While we might typically use DuckDB’s median() function to get the median value from a column, when it comes to getting the median value from a list, we need to modify this slightly. A list can contain many values, and so we need a way to calculate the median of all of those values, rather than a single value like we’d normally be doing when calculating the median value from a column.

Fortunately, DuckDB provides us with several easy options for achieving this. Below are three options for getting the median value from a list in DuckDB.

1. The list_median() Function

While we can certainly use the median() function to get the median value from a list, it does require us to do a bit of extra work (more on this later). To save us from the extra work, DuckDB has provided us with a list_median() function that we can use instead. The list_median() function was built specifically for calculating the median value from a list.

Here’s an example:

SELECT list_median([ 10, 7, 25, 3 ]);

Result:

8.5

The function returned the median value from the list as expected.

So it’s basically the same as using median() except that we prefix that with list_. This is the case for many aggregate functions in DuckDB. For example there are functions like list_avg(), list_min(), list_max(), list_sum(), etc that are basically “list” versions of their non-list_ counterparts.

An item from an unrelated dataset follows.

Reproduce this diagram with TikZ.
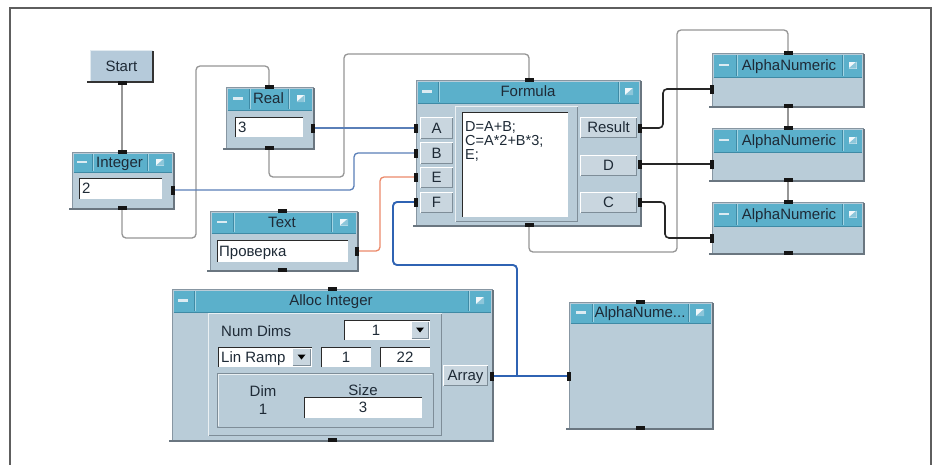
\documentclass[tikz,border=0pt]{standalone}
\usepackage{fontspec}
\setmainfont{Liberation Sans}
\definecolor{bodycol}{HTML}{B9CCD8}
\definecolor{titlecol}{HTML}{5BB0CB}
\definecolor{titlelt}{HTML}{A3D5E4}
\definecolor{titledk}{HTML}{3F8AA5}
\definecolor{btncol}{HTML}{C9D6DF}
\definecolor{btndk}{HTML}{7E8D98}
\definecolor{edgecol}{HTML}{8796A2}
\definecolor{shadowcol}{HTML}{6A7680}
\definecolor{txtcol}{HTML}{1E2A36}
\definecolor{seqcol}{HTML}{969696}
\definecolor{realcol}{HTML}{5A7FB8}
\definecolor{arrcol}{HTML}{2F63B3}
\definecolor{txtline}{HTML}{EC8A6A}
\definecolor{darkcol}{HTML}{262626}
\definecolor{framecol}{HTML}{5E5E5E}
\definecolor{pincol}{HTML}{151515}
\definecolor{minicol}{HTML}{DCEBF2}
\definecolor{menult}{HTML}{F2F8FB}
\definecolor{menumid}{HTML}{8CC6DA}
\definecolor{fielddk}{HTML}{2A2A2A}
\definecolor{startcol}{HTML}{B5CADA}
\tikzset{
  vfont/.style={font=\fontsize{15}{15}\selectfont, text=txtcol, inner sep=0pt, text height=10.7pt, text depth=0pt},
  codefont/.style={font=\fontsize{14.5}{14}\selectfont, text=txtcol, inner sep=0pt},
  objbody/.style={draw=edgecol, fill=bodycol, line width=0.8pt, inner sep=0pt, outer sep=0pt, anchor=north west},
  btn/.style={vfont, fill=btncol, anchor=north west, outer sep=0pt},
  fieldbox/.style={fill=white, draw=none, inner sep=0pt, outer sep=0pt, anchor=north west},
  panelbox/.style={fill=bodycol, draw=none, inner sep=0pt, outer sep=0pt, anchor=north west},
  pinh/.style={fill=pincol, inner sep=0pt, minimum width=9pt, minimum height=4.4pt},
  pinv/.style={fill=pincol, inner sep=0pt, minimum width=4.4pt, minimum height=9pt},
  seqline/.style={draw=seqcol, line width=1.3pt},
  realline/.style={draw=realcol, line width=1.3pt},
  textline/.style={draw=txtline, line width=1.3pt},
  arrline/.style={draw=arrcol, line width=1.9pt},
  darkline/.style={draw=darkcol, line width=1.6pt},
}
% object: name, x1, y1, x2, y2, title bottom, minimize right, menu left, title
\newcommand\veeobj[9]{%
  \node[objbody, minimum width={#4-#2}, minimum height={#5-#3}] (#1) at (#2,#3) {};
  \fill[titlecol] (#2+1.5,#3+1.5) rectangle (#4-1.5,#6);
  \draw[titledk, line width=0.6pt] (#2+1.5,#6) -- (#4-1.5,#6);
  \draw[titledk, line width=0.8pt] (#7,#3+2) -- (#7,#6-1) (#8,#3+2) -- (#8,#6-1);
  \draw[titlelt, line width=0.6pt] (#7+1,#3+2) -- (#7+1,#6-1) (#8+1,#3+2) -- (#8+1,#6-1);
  \fill[minicol] ({(#2+#7)/2-5},{(#3+#6)/2-1.2}) rectangle ({(#2+#7)/2+5},{(#3+#6)/2+1.2});
  \fill[menult] ({(#8+#4)/2-4},{(#3+#6)/2-3.5}) rectangle ({(#8+#4)/2+4},{(#3+#6)/2+3.5});
  \fill[menumid] ({(#8+#4)/2+4},{(#3+#6)/2-3.5}) -- ({(#8+#4)/2+4},{(#3+#6)/2+3.5}) -- ({(#8+#4)/2-4},{(#3+#6)/2+3.5}) -- cycle;
  \node[vfont] (#1-title) at ({(#7+#8)/2},{(#3+#6)/2}) {#9};
  \draw[shadowcol, line width=1.5pt] (#2-3,#5+1) -- (#4+1,#5+1) -- (#4+1,#3+1);
}
% button: name, x1, y1, x2, y2, text
\newcommand\vbtn[6]{%
  \node[btn, minimum width={#4-#2}, minimum height={#5-#3}] (#1) at (#2,#3) {#6};
  \draw[white, line width=0.8pt] (#2+0.5,#5-0.5) -- (#2+0.5,#3+0.5) -- (#4-0.5,#3+0.5);
  \draw[btndk, line width=0.8pt] (#2+0.5,#5-0.5) -- (#4-0.5,#5-0.5) -- (#4-0.5,#3+0.5);
}
% field: name, x1, y1, x2, y2
\newcommand\vfield[5]{%
  \node[fieldbox, minimum width={#4-#2}, minimum height={#5-#3}] (#1) at (#2,#3) {};
  \draw[fielddk, line width=1.2pt] (#2+0.6,#5) -- (#2+0.6,#3+0.6) -- (#4,#3+0.6);
}
% raised panel: name, x1, y1, x2, y2
\newcommand\vpanel[5]{%
  \node[panelbox, minimum width={#4-#2}, minimum height={#5-#3}] (#1) at (#2,#3) {};
  \draw[white!70!bodycol, line width=1pt] (#2+0.5,#5-0.5) -- (#2+0.5,#3+0.5) -- (#4-0.5,#3+0.5);
  \draw[btndk, line width=1pt] (#2+0.5,#5-0.5) -- (#4-0.5,#5-0.5) -- (#4-0.5,#3+0.5);
}
% drop-down arrow: name, x1, y1, x2, y2
\newcommand\vdrop[5]{%
  \vbtn{#1}{#2}{#3}{#4}{#5}{}
  \fill[black] ({(#2+#4)/2-4},{(#3+#5)/2-2.5}) -- ({(#2+#4)/2+4},{(#3+#5)/2-2.5}) -- ({(#2+#4)/2},{(#3+#5)/2+2.5}) -- cycle;
}
\begin{document}
\begin{tikzpicture}[x=1pt, y=-1pt]
\useasboundingbox (0,0) rectangle (933,464);
\fill[white] (0,0) rectangle (933,464);
\draw[framecol, line width=2pt] (9.5,470) -- (9.5,7.5) -- (931,7.5) -- (931,470);

% pin coordinates
\coordinate (start-out) at (122,83);
\coordinate (int-in) at (122,152);
\coordinate (int-sq) at (122,208);
\coordinate (int-out) at (173,190);
\coordinate (real-si) at (269,87);
\coordinate (real-sq) at (269,148);
\coordinate (real-out) at (313,128);
\coordinate (txt-si) at (282,211);
\coordinate (txt-sq) at (282,270);
\coordinate (txt-out) at (357,251);
\coordinate (form-si) at (529,80);
\coordinate (form-sq) at (529,225);
\coordinate (form-A) at (416,128);
\coordinate (form-B) at (416,153);
\coordinate (form-E) at (416,177);
\coordinate (form-F) at (416,202);
\coordinate (form-res) at (640,128);
\coordinate (form-D) at (640,164);
\coordinate (form-C) at (640,202);
\coordinate (an1-si) at (788,53);
\coordinate (an1-sq) at (788,106);
\coordinate (an1-in) at (712,89);
\coordinate (an2-si) at (788,128);
\coordinate (an2-sq) at (788,180);
\coordinate (an2-in) at (712,164);
\coordinate (an3-si) at (788,202);
\coordinate (an3-sq) at (788,253);
\coordinate (an3-in) at (712,238);
\coordinate (an4-si) at (640,302);
\coordinate (an4-sq) at (640,428);
\coordinate (an4-in) at (569,376);
\coordinate (alloc-si) at (332,289);
\coordinate (alloc-sq) at (332,440);
\coordinate (alloc-out) at (492,376);
\coordinate (junc) at (517,376);

% connectors
\begin{scope}[rounded corners=4pt]
  \draw[seqline] (start-out) -- (int-in);
  \draw[seqline] (int-sq) -- (122,238) -- (196,238) -- (196,66) -- (269,66) -- (real-si);
  \draw[seqline] (real-sq) -- (269,177) -- (344,177) -- (344,54) -- (529,54) -- (form-si);
  \draw[seqline] (form-sq) -- (529,252) -- (677,252) -- (677,30) -- (788,30) -- (an1-si);
  \draw[seqline] (an1-sq) -- (an2-si);
  \draw[seqline] (an2-sq) -- (an3-si);
  \draw[realline] (real-out) -- (form-A);
  \draw[realline] (int-out) -- (354,190) -- (354,153) -- (form-B);
  \draw[textline] (txt-out) -- (380,251) -- (380,177) -- (form-E);
  \draw[arrline] (alloc-out) -- (an4-in);
  \draw[arrline] (junc) -- (517,265) -- (393,265) -- (393,202) -- (form-F);
  \draw[darkline] (form-res) -- (663,128) -- (663,89) -- (an1-in);
  \draw[darkline] (form-D) -- (an2-in);
  \draw[darkline] (form-C) -- (665,202) -- (665,238) -- (an3-in);
\end{scope}

% Start
\node[vfont, fill=startcol, draw=white!60!startcol, line width=0.8pt, anchor=north west, minimum width=62pt, minimum height=31pt] (start) at (90,50) {Start};
\draw[black!80, line width=1.6pt] (87,82) -- (153,82) -- (153,51);

% Integer
\veeobj{int}{72}{152}{173}{208}{172}{92}{147}{Integer}
\vfield{int-field}{79}{178}{162}{199}
\node[vfont, anchor=west] (int-val) at (82,188.5) {2};

% Real
\veeobj{real}{226}{87}{313}{148}{110}{249}{288}{Real}
\vfield{real-field}{235}{117}{303}{137}
\node[vfont, anchor=west] (real-val) at (238,127) {3};

% Text
\veeobj{txt}{210}{211}{357}{270}{233}{233}{331}{Text}
\vfield{txt-field}{217}{240}{348}{262}
\node[vfont, anchor=west] (txt-val) at (219,251) {Проверка};

% Formula
\veeobj{form}{416}{80}{640}{225}{103}{438}{618}{Formula}
\vbtn{bA}{420}{117}{453}{139}{A}
\vbtn{bB}{420}{142}{453}{164}{B}
\vbtn{bE}{420}{167}{453}{188}{E}
\vbtn{bF}{420}{192}{453}{213}{F}
\vpanel{form-panel}{455}{106}{578}{222}
\vfield{form-code}{462}{112}{568}{217}
\node[codefont, anchor=base west] (code1) at (465,131) {D=A+B;};
\node[codefont, anchor=base west] (code2) at (465,145) {C=A*2+B*3;};
\node[codefont, anchor=base west] (code3) at (465,159) {E;};
\vbtn{bRes}{580}{117}{637}{138}{Result}
\vbtn{bD}{580}{155}{637}{176}{D}
\vbtn{bC}{580}{192}{637}{213}{C}

% AlphaNumeric displays
\veeobj{an1}{712}{53}{863}{106}{77}{736}{842}{AlphaNumeric}
\veeobj{an2}{712}{128}{863}{180}{152}{736}{842}{AlphaNumeric}
\veeobj{an3}{712}{202}{863}{253}{226}{736}{842}{AlphaNumeric}
\veeobj{an4}{569}{302}{712}{428}{323}{592}{688}{AlphaNume...}

% Alloc Integer
\veeobj{alloc}{172}{289}{492}{440}{312}{194}{468}{Alloc Integer}
\vpanel{alloc-panel}{208}{313}{442}{436}
\node[vfont, anchor=west] (numdims) at (221,331) {Num Dims};
\vfield{nd-field}{344}{320}{430}{340}
\node[vfont] (nd-val) at (376,330.5) {1};
\vdrop{nd-drop}{411}{321}{429}{339}
\vfield{lr-field}{218}{347}{312}{367}
\node[vfont, anchor=west] (lr-val) at (221,357.5) {Lin Ramp};
\vdrop{lr-drop}{292}{348}{311}{366}
\vfield{from-field}{321}{347}{371}{367}
\node[vfont] (from-val) at (346,357.5) {1};
\vfield{to-field}{380}{347}{430}{367}
\node[vfont] (to-val) at (405,357.5) {22};
\node[panelbox, draw=btndk, line width=0.8pt, minimum width=216pt, minimum height=54pt] (dimpanel) at (217,373) {};
\draw[white!70!bodycol, line width=0.8pt] (218.5,425.5) -- (218.5,374.5) -- (431.5,374.5);
\node[vfont] (dim-lbl) at (263,391) {Dim};
\node[vfont] (dim-val) at (263,409) {1};
\node[vfont] (size-lbl) at (363,390) {Size};
\vfield{size-field}{304}{397}{422}{418}
\node[vfont] (size-val) at (363,407.5) {3};
\vbtn{bArr}{443}{365}{488}{386}{Array}

% pins
\foreach \p in {start-out,int-in,int-sq,real-si,real-sq,txt-si,txt-sq,form-si,form-sq,an1-si,an1-sq,an2-si,an2-sq,an3-si,an3-sq,an4-si,an4-sq,alloc-si,alloc-sq}
  \node[pinh] at (\p) {};
\foreach \p in {int-out,real-out,txt-out,form-A,form-B,form-E,form-F,form-res,form-D,form-C,an1-in,an2-in,an3-in,an4-in,alloc-out}
  \node[pinv] at (\p) {};
\end{tikzpicture}
\end{document}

While we might often use list_median() with lists that contain numeric data, the list can contain other data types, such as strings, dates, and even other lists:

SELECT 
    list_median([ 'Duck', 'Zebra', 'Elephant' ]) AS strings,
    list_median([ date '2025-01-01', date '2000-01-01', date '1999-01-01' ]) AS dates,
    list_median([ [1,2,3], [4,5,6], [1,2,3,4] ]) AS nested_lists;

Result:

+----------+---------------------+--------------+
| strings | dates | nested_lists |
+----------+---------------------+--------------+
| Elephant | 2000-01-01 00:00:00 | [1, 2, 3, 4] |
+----------+---------------------+--------------+

2. The list_aggregate() Function

DuckDB’s list_aggregate() function enables us to run an aggregate function without calling that aggregate function directly. We pass the name of the aggregate function to list_aggregate(), which then behaves as though it’s that aggregate function.

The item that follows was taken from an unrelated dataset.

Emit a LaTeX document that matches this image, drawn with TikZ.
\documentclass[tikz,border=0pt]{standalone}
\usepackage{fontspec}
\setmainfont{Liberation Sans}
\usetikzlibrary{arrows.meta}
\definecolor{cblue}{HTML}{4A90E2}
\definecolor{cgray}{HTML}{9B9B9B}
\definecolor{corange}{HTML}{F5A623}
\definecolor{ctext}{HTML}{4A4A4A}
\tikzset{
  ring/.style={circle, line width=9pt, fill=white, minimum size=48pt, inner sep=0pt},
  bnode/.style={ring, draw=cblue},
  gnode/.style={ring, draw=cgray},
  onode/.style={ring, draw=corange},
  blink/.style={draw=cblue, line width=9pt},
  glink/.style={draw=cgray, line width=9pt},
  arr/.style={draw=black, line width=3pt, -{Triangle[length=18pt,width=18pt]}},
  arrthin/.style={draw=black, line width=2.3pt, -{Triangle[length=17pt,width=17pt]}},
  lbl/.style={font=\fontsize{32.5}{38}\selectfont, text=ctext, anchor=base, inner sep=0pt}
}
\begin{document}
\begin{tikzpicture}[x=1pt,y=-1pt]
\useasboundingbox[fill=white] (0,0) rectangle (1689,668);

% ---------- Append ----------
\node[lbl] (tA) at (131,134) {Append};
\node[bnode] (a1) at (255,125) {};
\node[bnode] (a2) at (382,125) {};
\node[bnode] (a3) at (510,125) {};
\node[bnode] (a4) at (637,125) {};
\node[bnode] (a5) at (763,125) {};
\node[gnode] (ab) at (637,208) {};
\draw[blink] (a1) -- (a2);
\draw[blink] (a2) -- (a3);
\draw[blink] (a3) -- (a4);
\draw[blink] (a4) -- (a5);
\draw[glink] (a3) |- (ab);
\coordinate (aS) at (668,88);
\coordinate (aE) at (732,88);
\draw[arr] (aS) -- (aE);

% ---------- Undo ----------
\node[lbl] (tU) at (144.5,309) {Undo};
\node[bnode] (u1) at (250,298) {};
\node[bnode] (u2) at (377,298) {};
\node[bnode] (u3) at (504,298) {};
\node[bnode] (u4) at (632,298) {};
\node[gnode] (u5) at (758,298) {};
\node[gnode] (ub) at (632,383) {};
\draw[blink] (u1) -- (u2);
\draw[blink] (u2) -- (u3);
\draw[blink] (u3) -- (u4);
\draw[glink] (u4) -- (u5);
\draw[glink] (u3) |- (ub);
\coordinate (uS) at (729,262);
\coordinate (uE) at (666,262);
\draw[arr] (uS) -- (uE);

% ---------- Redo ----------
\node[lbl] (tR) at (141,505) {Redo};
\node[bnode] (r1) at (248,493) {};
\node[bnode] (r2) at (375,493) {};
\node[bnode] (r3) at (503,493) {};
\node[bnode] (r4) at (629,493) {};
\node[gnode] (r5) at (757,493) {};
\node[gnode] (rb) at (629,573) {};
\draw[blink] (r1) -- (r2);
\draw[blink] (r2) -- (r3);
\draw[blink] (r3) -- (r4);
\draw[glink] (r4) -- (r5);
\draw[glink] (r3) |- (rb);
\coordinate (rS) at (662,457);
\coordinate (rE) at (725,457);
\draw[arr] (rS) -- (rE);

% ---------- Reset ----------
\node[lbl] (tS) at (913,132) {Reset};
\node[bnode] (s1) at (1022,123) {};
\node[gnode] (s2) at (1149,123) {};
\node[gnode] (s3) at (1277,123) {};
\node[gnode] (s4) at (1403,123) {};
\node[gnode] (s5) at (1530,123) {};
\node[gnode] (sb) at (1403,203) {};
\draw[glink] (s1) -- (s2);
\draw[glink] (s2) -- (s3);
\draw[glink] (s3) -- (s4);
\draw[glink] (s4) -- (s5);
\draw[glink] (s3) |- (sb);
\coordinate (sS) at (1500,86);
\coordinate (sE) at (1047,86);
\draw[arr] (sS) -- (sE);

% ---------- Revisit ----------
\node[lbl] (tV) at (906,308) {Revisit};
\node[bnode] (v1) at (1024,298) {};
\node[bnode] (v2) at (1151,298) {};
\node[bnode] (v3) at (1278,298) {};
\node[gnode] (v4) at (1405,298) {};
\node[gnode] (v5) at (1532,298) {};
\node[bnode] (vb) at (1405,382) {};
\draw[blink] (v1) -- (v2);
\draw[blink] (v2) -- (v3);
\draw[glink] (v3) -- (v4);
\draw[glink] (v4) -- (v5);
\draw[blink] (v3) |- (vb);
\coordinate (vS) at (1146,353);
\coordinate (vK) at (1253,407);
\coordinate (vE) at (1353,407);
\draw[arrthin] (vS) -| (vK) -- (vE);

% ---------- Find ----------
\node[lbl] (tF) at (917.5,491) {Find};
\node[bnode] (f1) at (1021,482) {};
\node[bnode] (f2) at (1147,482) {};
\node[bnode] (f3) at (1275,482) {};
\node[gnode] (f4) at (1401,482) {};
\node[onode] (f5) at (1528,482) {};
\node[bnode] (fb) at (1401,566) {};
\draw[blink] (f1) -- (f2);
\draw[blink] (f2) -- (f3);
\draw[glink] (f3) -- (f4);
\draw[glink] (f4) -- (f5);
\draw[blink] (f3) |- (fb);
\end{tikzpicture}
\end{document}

So in order to get the median value from a list, we pass the list as the first argument, and 'median' as the second argument:

SELECT list_aggregate([ 10, 7, 25, 3 ], 'median');

Result:

8.5

The list_aggregate() function has the following aliases:

  • list_aggr()
  • aggregate()
  • array_aggregate()
  • array_aggr()

All of these work in exactly the same way, so you can choose which one you want to use.

3. The median() Function

As alluded to earlier, we can still use the median() function if we need to. If we unnest the list, then we can use it on the unnested list values:

SELECT median(l)
FROM unnest([ 10, 7, 25, 3 ]) AS t(l);

Result:

8.5

While this is a slightly more convoluted way of getting the median, it might suit your needs, depending on the situation. If you’re already unnesting the list for other purposes, then maybe it becomes an option for you.

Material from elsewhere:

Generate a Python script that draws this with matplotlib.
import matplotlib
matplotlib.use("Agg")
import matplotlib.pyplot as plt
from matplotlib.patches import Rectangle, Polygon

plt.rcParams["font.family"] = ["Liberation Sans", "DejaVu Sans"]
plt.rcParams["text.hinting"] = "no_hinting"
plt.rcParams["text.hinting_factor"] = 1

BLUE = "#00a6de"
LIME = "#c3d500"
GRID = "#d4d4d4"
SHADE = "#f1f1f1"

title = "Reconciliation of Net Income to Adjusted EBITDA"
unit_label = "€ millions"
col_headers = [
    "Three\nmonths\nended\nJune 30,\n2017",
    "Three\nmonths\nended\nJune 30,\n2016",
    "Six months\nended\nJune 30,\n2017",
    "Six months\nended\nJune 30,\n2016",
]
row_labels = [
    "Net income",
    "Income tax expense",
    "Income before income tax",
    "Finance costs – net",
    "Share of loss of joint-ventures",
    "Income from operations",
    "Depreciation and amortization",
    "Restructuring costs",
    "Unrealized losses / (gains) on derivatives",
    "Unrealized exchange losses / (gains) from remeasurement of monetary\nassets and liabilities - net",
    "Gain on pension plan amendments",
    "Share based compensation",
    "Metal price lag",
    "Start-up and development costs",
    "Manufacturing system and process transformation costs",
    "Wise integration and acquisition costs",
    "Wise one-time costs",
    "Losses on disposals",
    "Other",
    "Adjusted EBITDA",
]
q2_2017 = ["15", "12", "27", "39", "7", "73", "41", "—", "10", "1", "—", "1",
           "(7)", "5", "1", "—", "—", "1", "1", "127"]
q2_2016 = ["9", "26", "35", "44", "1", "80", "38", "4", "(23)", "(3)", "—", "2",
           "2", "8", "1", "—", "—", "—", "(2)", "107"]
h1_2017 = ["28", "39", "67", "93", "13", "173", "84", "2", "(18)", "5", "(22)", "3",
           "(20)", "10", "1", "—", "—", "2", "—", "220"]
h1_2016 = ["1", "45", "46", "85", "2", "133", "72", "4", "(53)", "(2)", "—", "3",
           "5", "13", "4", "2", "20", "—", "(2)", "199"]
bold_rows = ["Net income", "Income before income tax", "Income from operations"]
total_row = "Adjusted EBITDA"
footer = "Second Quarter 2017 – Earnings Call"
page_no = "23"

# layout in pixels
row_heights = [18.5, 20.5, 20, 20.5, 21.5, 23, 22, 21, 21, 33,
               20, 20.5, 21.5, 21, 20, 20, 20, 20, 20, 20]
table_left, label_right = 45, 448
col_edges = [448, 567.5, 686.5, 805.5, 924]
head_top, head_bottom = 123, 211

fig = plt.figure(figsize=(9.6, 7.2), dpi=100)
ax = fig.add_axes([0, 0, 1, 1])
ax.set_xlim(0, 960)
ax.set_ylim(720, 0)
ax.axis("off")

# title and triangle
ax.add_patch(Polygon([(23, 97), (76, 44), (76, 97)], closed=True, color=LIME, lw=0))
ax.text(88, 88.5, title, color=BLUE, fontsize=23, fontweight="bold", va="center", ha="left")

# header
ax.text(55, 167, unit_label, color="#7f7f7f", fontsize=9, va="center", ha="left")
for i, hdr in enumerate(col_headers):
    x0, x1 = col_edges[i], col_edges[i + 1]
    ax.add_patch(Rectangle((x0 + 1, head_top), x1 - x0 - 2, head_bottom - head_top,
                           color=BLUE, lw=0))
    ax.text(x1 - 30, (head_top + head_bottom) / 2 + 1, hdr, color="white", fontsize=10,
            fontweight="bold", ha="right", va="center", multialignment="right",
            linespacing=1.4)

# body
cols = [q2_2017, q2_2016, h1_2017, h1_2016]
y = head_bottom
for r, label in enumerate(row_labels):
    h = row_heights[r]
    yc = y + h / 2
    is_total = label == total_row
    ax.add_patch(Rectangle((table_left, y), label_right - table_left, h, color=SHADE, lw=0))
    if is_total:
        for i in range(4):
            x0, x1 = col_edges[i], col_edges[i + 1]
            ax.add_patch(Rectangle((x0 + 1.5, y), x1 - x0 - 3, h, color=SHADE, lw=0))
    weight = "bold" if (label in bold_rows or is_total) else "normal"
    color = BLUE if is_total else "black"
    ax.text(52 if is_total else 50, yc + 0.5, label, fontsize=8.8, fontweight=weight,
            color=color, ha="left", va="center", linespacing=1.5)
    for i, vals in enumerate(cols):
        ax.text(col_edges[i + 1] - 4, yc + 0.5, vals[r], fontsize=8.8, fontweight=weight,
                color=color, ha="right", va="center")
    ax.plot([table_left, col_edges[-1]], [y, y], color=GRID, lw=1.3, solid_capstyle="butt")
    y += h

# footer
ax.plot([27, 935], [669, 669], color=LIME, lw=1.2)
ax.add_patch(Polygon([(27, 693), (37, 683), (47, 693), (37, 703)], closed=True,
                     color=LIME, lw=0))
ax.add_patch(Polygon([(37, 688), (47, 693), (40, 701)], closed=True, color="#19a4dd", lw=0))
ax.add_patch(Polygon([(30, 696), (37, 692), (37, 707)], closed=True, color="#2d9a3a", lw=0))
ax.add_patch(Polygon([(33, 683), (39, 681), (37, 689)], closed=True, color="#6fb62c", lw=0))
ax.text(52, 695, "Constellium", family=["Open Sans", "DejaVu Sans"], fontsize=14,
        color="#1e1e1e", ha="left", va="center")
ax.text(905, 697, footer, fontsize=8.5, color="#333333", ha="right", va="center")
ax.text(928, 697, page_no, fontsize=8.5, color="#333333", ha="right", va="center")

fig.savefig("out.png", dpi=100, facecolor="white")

Here’s the same query without the median() function:

SELECT l
FROM unnest([ 10, 7, 25, 3 ]) AS t(l);

Result:

+----+
| l |
+----+
| 10 |
| 7 |
| 25 |
| 3 |
+----+

So that’s the column that median() was operating on. When we unnest a list that doesn’t contain other lists, the list’s values are returned in tabular format. That’s why we’re able to use a regular aggregate function like median() against it.